Different tracer, different bias: using radon to reveal flow paths beyond the Window of Detection

Abstract. Slug tracer experiments have greatly advanced our understanding of solute transport in streams. Breakthrough curves (BTCs) from these experiments are biased toward faster flow paths, highlighting the need for alternative tracers to cover longer timescales. The radioactive tracer radon (²²²Rn) is increasingly used to quantify transit times in subsurface transient storage zones, as it traces transit times of up to 21 days. However, it remains unclear whether calibrating transient storage models (TSMs) with radon yields longer subsurface timescales of transit times – and thus greater transient storage areas – than with slug tracers such as sodium chloride (NaCl). To address this, we conducted radon measurements and NaCl slug tracer experiments in Oak Creek (Oregon, USA) and jointly and individually calibrated TSM parameters with both tracers. We applied parameter identifiability analysis and evaluated the information provided by both tracers in constraining model parameters. Our results show that calibrating the TSM with radon and chloride increases information on model parameters compared to calibrating the TSM with each tracer individually.
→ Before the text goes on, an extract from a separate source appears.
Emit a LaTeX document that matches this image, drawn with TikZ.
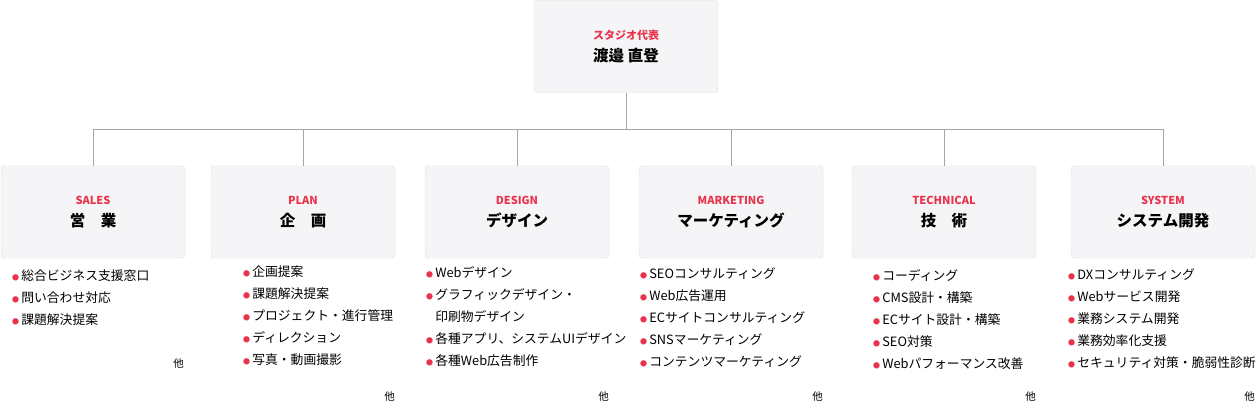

This suggests that incorporating radon in calibration improves solute transport estimates in future studies. However, when calibrating the TSM with only radon measurements, all resulting parameters of the TSM were non-identifiable. This non-identifiability arises from steady state activity of radon in streams and radon's high sensitivity to the amount and location of groundwater inflow, which is not explicitly accounted for in TSMs. As a result, radon measurements are biased toward longer-timescale flow paths, limiting its usefulness for characterizing solute transport in calibrating TSMs without chloride.